INPUT:
▼

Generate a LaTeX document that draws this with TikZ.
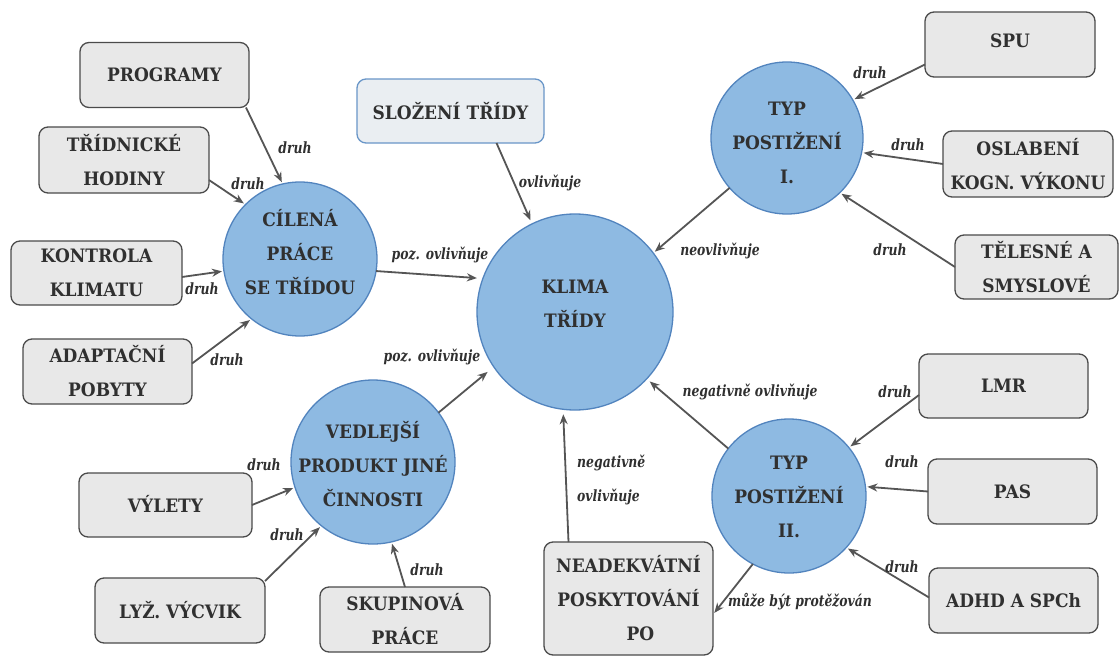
\documentclass[tikz,border=0pt]{standalone}
\usepackage{fontspec}
\setmainfont{DejaVu Serif}[FakeStretch=0.92]
\newfontfamily\labfont{DejaVu Serif}[FakeStretch=0.8]
\usetikzlibrary{arrows.meta}
\definecolor{cfill}{RGB}{142,186,226}
\definecolor{cdraw}{RGB}{82,132,190}
\definecolor{bfill}{RGB}{232,232,232}
\definecolor{bdraw}{RGB}{75,75,75}
\definecolor{tcol}{RGB}{48,48,48}
\definecolor{acol}{RGB}{85,85,85}
\definecolor{sdraw}{RGB}{105,150,200}
\definecolor{sfill}{RGB}{234,238,242}
\begin{document}
\begin{tikzpicture}[x=1pt,y=-1pt,
 box/.style={draw=bdraw,fill=bfill,line width=1.3pt,rounded corners=9pt,inner sep=0pt,outer sep=0pt,
   minimum width=169pt,minimum height=65pt,align=center,text=tcol,font=\fontsize{18.5}{34}\selectfont\bfseries},
 circ/.style={circle,draw=cdraw,fill=cfill,line width=1.3pt,inner sep=0pt,outer sep=0pt},
 ctext/.style={inner sep=0pt,align=center,text=tcol,font=\fontsize{18.5}{34}\selectfont\bfseries},
 lab/.style={inner sep=0pt,text=tcol,font=\labfont\fontsize{15.5}{34}\selectfont\bfseries\itshape},
 arr/.style={draw=acol,line width=1.8pt,-{Stealth[length=10pt,width=8pt]},shorten >=2pt}
]
\fill[white] (0,0) rectangle (1119,656);
\useasboundingbox (0,0) rectangle (1119,656);

% circles
\node[circ,minimum size=154pt] (cil) at (300,259) {};
\node[ctext] (cilt) at (300,252) {CÍLENÁ\\PRÁCE\\SE TŘÍDOU};
\node[circ,minimum size=196pt] (kl) at (575,312) {};
\node[ctext] (klt) at (575,304) {KLIMA\\TŘÍDY};
\node[circ,minimum size=152pt] (typa) at (787,138) {};
\node[ctext] (typat) at (787,143) {TYP\\POSTIŽENÍ\\I.};
\node[circ,minimum size=154pt] (typb) at (789,496) {};
\node[ctext] (typbt) at (789,497) {TYP\\POSTIŽENÍ\\II.};
\node[circ,minimum size=164pt] (ved) at (373,462) {};
\node[ctext] (vedt) at (373,464) {VEDLEJŠÍ\\PRODUKT JINÉ\\ČINNOSTI};

% boxes
\node[box] (prog) at (164.5,75) {PROGRAMY};
\node[box,minimum width=170pt,minimum height=66pt] (trid) at (124,160) {TŘÍDNICKÉ\\HODINY};
\node[box,minimum width=171pt,minimum height=64pt] (kont) at (96.5,273) {KONTROLA\\KLIMATU};
\node[box] (adap) at (107.5,371.5) {ADAPTAČNÍ\\POBYTY};
\node[box,draw=sdraw,fill=sfill,minimum width=187pt,minimum height=64pt] (slo) at (450.5,111) {SLOŽENÍ TŘÍDY};
\node[box,minimum width=170pt] (spu) at (1010,44.5) {\raisebox{8pt}{SPU}};
\node[box,minimum width=170pt,minimum height=66pt] (osl) at (1028,164) {OSLABENÍ\\KOGN. VÝKONU};
\node[box,minimum width=163pt,minimum height=64pt] (tel) at (1036.5,267) {TĚLESNÉ A\\SMYSLOVÉ};
\node[box,minimum height=64pt] (lmr) at (1003.5,386) {LMR};
\node[box] (pas) at (1012.5,491.5) {PAS};
\node[box] (adhd) at (1013.5,600.5) {ADHD A SPCh};
\node[box,minimum height=113pt] (nead) at (628.5,598.5) {NEADEKVÁTNÍ\\POSKYTOVÁNÍ\\\hspace*{24pt}PO};
\node[box,minimum width=170pt] (skup) at (405,619.5) {SKUPINOVÁ\\PRÁCE};
\node[box,minimum width=170pt] (lyz) at (180,610.5) {LYŽ. VÝCVIK};
\node[box,minimum width=173pt,minimum height=64pt] (vyl) at (165.5,505) {\raisebox{3pt}{VÝLETY}};

% arrows into CÍLENÁ
\draw[arr] ([xshift=-3pt]prog.south east) -- (cil.103);
\draw[arr] ([yshift=-20pt]trid.east) -- (cil.135);
\draw[arr] ([yshift=-4pt]kont.east) -- (cil.189);
\draw[arr] ([yshift=8pt]adap.east) -- (cil.231);
% arrows into KLIMA
\draw[arr,shorten >=6pt] (cil.-9) -- (kl.160);
\draw[arr,shorten >=4pt] ([xshift=46pt]slo.south) -- (kl.116);
\draw[arr] (typa.221) -- (kl.37);
\draw[arr,shorten >=8pt] (ved.37) -- (kl.214);
\draw[arr,shorten >=5pt] ([xshift=-60pt]nead.north) -- (kl.263);
\draw[arr,shorten >=4pt] (typb.142) -- (kl.-43);
\draw[arr] (typb.242) -- ([yshift=-16pt]nead.east);
% arrows into TYP I
\draw[arr] ([yshift=-20pt]spu.west) -- (typa.30);
\draw[arr] (osl.west) -- (typa.-11);
\draw[arr] (tel.west) -- (typa.-46);
% arrows into TYP II
\draw[arr] ([yshift=-9pt]lmr.west) -- (typb.39);
\draw[arr] (pas.west) -- (typb.7);
\draw[arr] ([yshift=3pt]adhd.west) -- (typb.-42);
% arrows into VEDLEJŠÍ
\draw[arr] (vyl.east) -- (ved.198);
\draw[arr] ([yshift=-3pt]lyz.north east) -- (ved.231);
\draw[arr] (skup.north) -- (ved.283);

% labels
\node[lab] (l1) at (295,148) {druh};
\node[lab] (l2) at (248,184) {druh};
\node[lab] (l3) at (202,289) {druh};
\node[lab] (l4) at (227,360) {druh};
\node[lab] (l5) at (440,255) {poz. ovlivňuje};
\node[lab] (l6) at (550,183) {ovlivňuje};
\node[lab] (l7) at (720,251) {neovlivňuje};
\node[lab] (l8) at (870,73) {druh};
\node[lab] (l9) at (908,145) {druh};
\node[lab] (l10) at (890,250) {druh};
\node[lab] (l11) at (432,357) {poz. ovlivňuje};
\node[lab] (l12) at (264,465) {druh};
\node[lab] (l13) at (287,535) {druh};
\node[lab] (l14) at (427,570) {druh};
\node[lab,align=left,anchor=west] (l15) at (577,480) {negativně\\ovlivňuje};
\node[lab] (l16) at (750,392) {negativně ovlivňuje};
\node[lab] (l17) at (800,602) {může být protěžován};
\node[lab] (l18) at (895,392) {druh};
\node[lab] (l19) at (902,462) {druh};
\node[lab] (l20) at (902,567) {druh};
\end{tikzpicture}
\end{document}
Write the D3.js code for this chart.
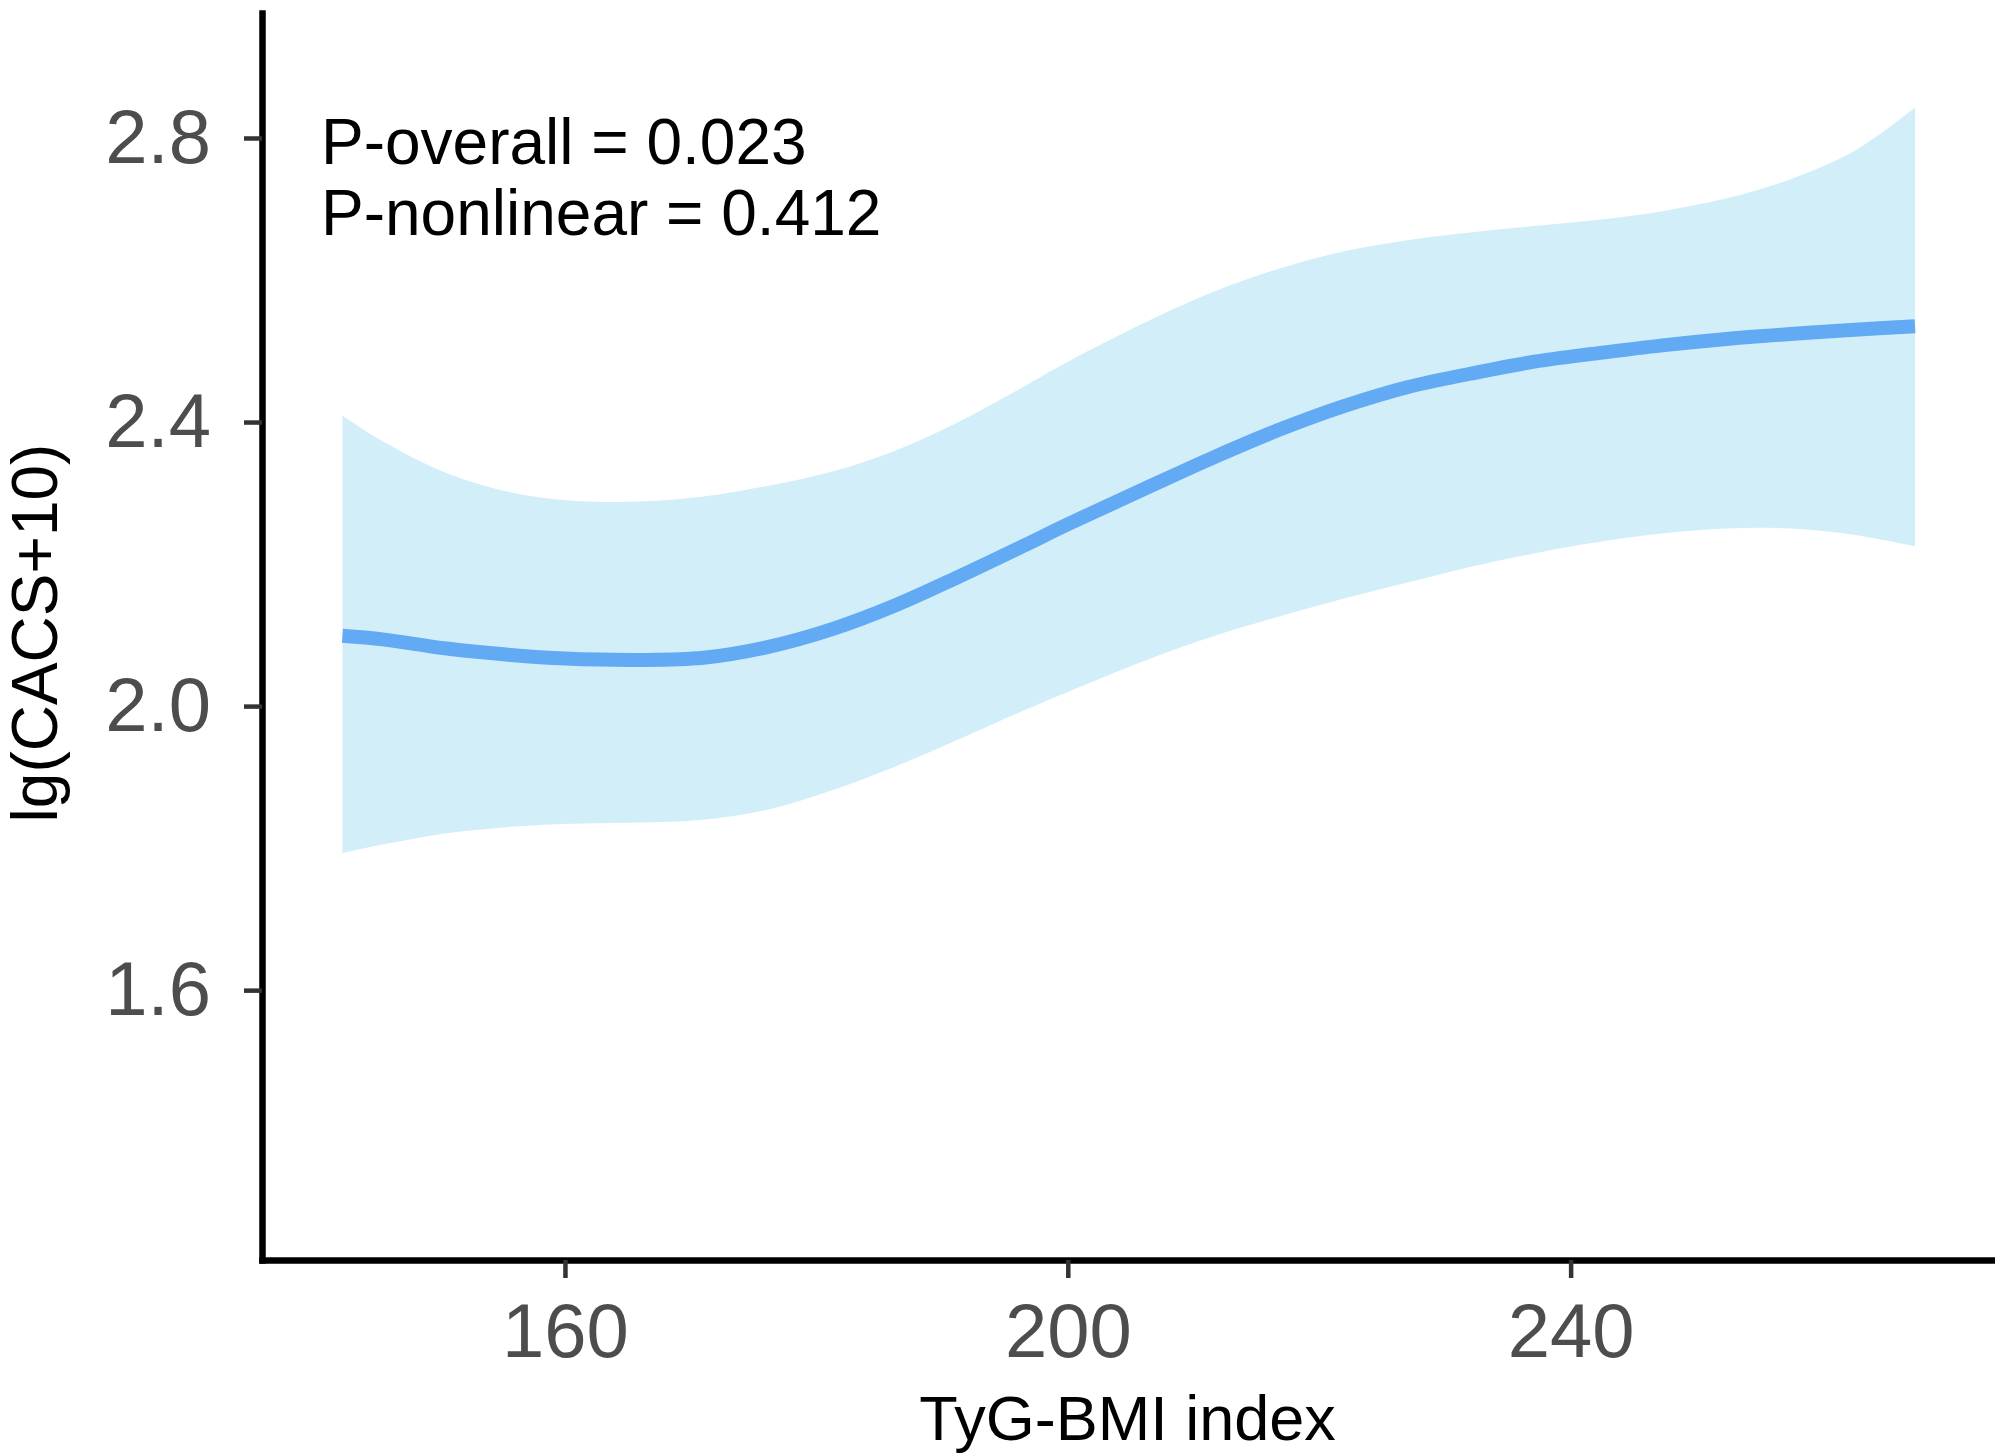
<!DOCTYPE html>
<html>
<head>
<meta charset="utf-8">
<script src="https://cdn.jsdelivr.net/npm/d3@7"></script>
<style>
  body { margin: 0; background: #fff; }
  text { font-family: "Liberation Sans", Arial, sans-serif; }
</style>
</head>
<body>
<div id="chart"></div>
<script>
// values
const xVals  = [142.3, 145.5, 150.6, 155.7, 160, 165.9, 171, 176.1, 181.2, 186.3, 191.3, 196.4, 200,
                206.6, 211.7, 216.8, 221.9, 227, 232, 237.1, 242.2, 247.3, 252.4, 257.5, 262.6, 267.4];
const fitVals = [2.099, 2.094, 2.081, 2.072, 2.067, 2.065, 2.068, 2.083, 2.108, 2.142, 2.182, 2.225, 2.256,
                 2.310, 2.351, 2.389, 2.422, 2.449, 2.468, 2.485, 2.497, 2.508, 2.517, 2.524, 2.530, 2.535];
const upperVals = [2.409, 2.373, 2.328, 2.301, 2.290, 2.288, 2.295, 2.310, 2.330, 2.360, 2.400, 2.449, 2.485,
                   2.544, 2.584, 2.616, 2.640, 2.656, 2.667, 2.676, 2.685, 2.697, 2.715, 2.742, 2.782, 2.843];
const lowerVals = [1.793, 1.805, 1.821, 1.830, 1.834, 1.836, 1.840, 1.854, 1.881, 1.915, 1.953, 1.993, 2.020,
                   2.067, 2.099, 2.126, 2.151, 2.174, 2.196, 2.215, 2.231, 2.243, 2.250, 2.250, 2.241, 2.225];
const xTicks = [160, 200, 240];
const yTicks = [1.6, 2.0, 2.4, 2.8];
const pLabels = ["P-overall = 0.023", "P-nonlinear = 0.412"];

const width = 1995, height = 1454;
const margin = {top: 13, right: 2, bottom: 194, left: 262};

const data = xVals.map((x, i) => ({x: x, fit: fitVals[i], lo: lowerVals[i], hi: upperVals[i]}));

const svg = d3.select("#chart").append("svg")
    .attr("width", width)
    .attr("height", height)
    .attr("viewBox", [0, 0, width, height]);

const x = d3.scaleLinear()
    .domain([135.9, 273.6])
    .range([margin.left, width - margin.right]);

const y = d3.scaleLinear()
    .domain([1.22, 2.976])
    .range([height - margin.bottom, margin.top]);

// confidence band
const band = d3.area()
    .curve(d3.curveCatmullRom.alpha(0.5))
    .x(d => x(d.x))
    .y0(d => y(d.lo))
    .y1(d => y(d.hi));

svg.append("path")
    .datum(data)
    .attr("fill", "#d2eff9")
    .attr("d", band);

const line = d3.line()
    .curve(d3.curveCatmullRom.alpha(0.5))
    .x(d => x(d.x))
    .y(d => y(d.fit));

svg.append("path")
    .datum(data)
    .attr("fill", "none")
    .attr("stroke", "#63aaf5")
    .attr("stroke-width", 14)
    .attr("d", line);

// axes
const xAxis = svg.append("g")
    .attr("transform", `translate(0,${height - margin.bottom})`)
    .call(d3.axisBottom(x).tickValues(xTicks).tickSize(18).tickSizeOuter(0).tickPadding(25));

const yAxis = svg.append("g")
    .attr("transform", `translate(${margin.left},0)`)
    .call(d3.axisLeft(y).tickValues(yTicks).tickFormat(d3.format(".1f")).tickSize(18).tickSizeOuter(0).tickPadding(33));

for (const g of [xAxis, yAxis]) {
    g.select(".domain").attr("stroke", "#000").attr("stroke-width", 6.5).attr("stroke-linecap", "square");
    g.selectAll(".tick line").attr("stroke", "#333").attr("stroke-width", 4.5);
    g.selectAll(".tick text")
        .attr("fill", "#4d4d4d")
        .attr("font-size", 76)
        .attr("font-family", "'Liberation Sans', Arial, sans-serif");
}

// axis titles
svg.append("text")
    .attr("x", (margin.left + width - margin.right) / 2)
    .attr("y", 1440)
    .attr("text-anchor", "middle")
    .attr("font-size", 63)
    .attr("fill", "#000")
    .text("TyG-BMI index");

svg.append("text")
    .attr("transform", `translate(57,633) rotate(-90)`)
    .attr("text-anchor", "middle")
    .attr("font-size", 64)
    .attr("fill", "#000")
    .text("lg(CACS+10)");

// p-value annotation
svg.append("g")
    .selectAll("text")
    .data(pLabels)
    .join("text")
        .attr("x", 321)
        .attr("y", (d, i) => 164 + i * 71)
        .attr("font-size", 64)
        .attr("fill", "#000")
        .text(d => d);
</script>
</body>
</html>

▲

EXERCISE DESCRIPTION: Return, unchanged, the lines from the first line of the material through the line that holds "(vedt) at (373,464)", inclusive, omitting pictures.

RESPONSE:
Generate a LaTeX document that draws this with TikZ.
\documentclass[tikz,border=0pt]{standalone}
\usepackage{fontspec}
\setmainfont{DejaVu Serif}[FakeStretch=0.92]
\newfontfamily\labfont{DejaVu Serif}[FakeStretch=0.8]
\usetikzlibrary{arrows.meta}
\definecolor{cfill}{RGB}{142,186,226}
\definecolor{cdraw}{RGB}{82,132,190}
\definecolor{bfill}{RGB}{232,232,232}
\definecolor{bdraw}{RGB}{75,75,75}
\definecolor{tcol}{RGB}{48,48,48}
\definecolor{acol}{RGB}{85,85,85}
\definecolor{sdraw}{RGB}{105,150,200}
\definecolor{sfill}{RGB}{234,238,242}
\begin{document}
\begin{tikzpicture}[x=1pt,y=-1pt,
 box/.style={draw=bdraw,fill=bfill,line width=1.3pt,rounded corners=9pt,inner sep=0pt,outer sep=0pt,
   minimum width=169pt,minimum height=65pt,align=center,text=tcol,font=\fontsize{18.5}{34}\selectfont\bfseries},
 circ/.style={circle,draw=cdraw,fill=cfill,line width=1.3pt,inner sep=0pt,outer sep=0pt},
 ctext/.style={inner sep=0pt,align=center,text=tcol,font=\fontsize{18.5}{34}\selectfont\bfseries},
 lab/.style={inner sep=0pt,text=tcol,font=\labfont\fontsize{15.5}{34}\selectfont\bfseries\itshape},
 arr/.style={draw=acol,line width=1.8pt,-{Stealth[length=10pt,width=8pt]},shorten >=2pt}
]
\fill[white] (0,0) rectangle (1119,656);
\useasboundingbox (0,0) rectangle (1119,656);

% circles
\node[circ,minimum size=154pt] (cil) at (300,259) {};
\node[ctext] (cilt) at (300,252) {CÍLENÁ\\PRÁCE\\SE TŘÍDOU};
\node[circ,minimum size=196pt] (kl) at (575,312) {};
\node[ctext] (klt) at (575,304) {KLIMA\\TŘÍDY};
\node[circ,minimum size=152pt] (typa) at (787,138) {};
\node[ctext] (typat) at (787,143) {TYP\\POSTIŽENÍ\\I.};
\node[circ,minimum size=154pt] (typb) at (789,496) {};
\node[ctext] (typbt) at (789,497) {TYP\\POSTIŽENÍ\\II.};
\node[circ,minimum size=164pt] (ved) at (373,462) {};
\node[ctext] (vedt) at (373,464) {VEDLEJŠÍ\\PRODUKT JINÉ\\ČINNOSTI};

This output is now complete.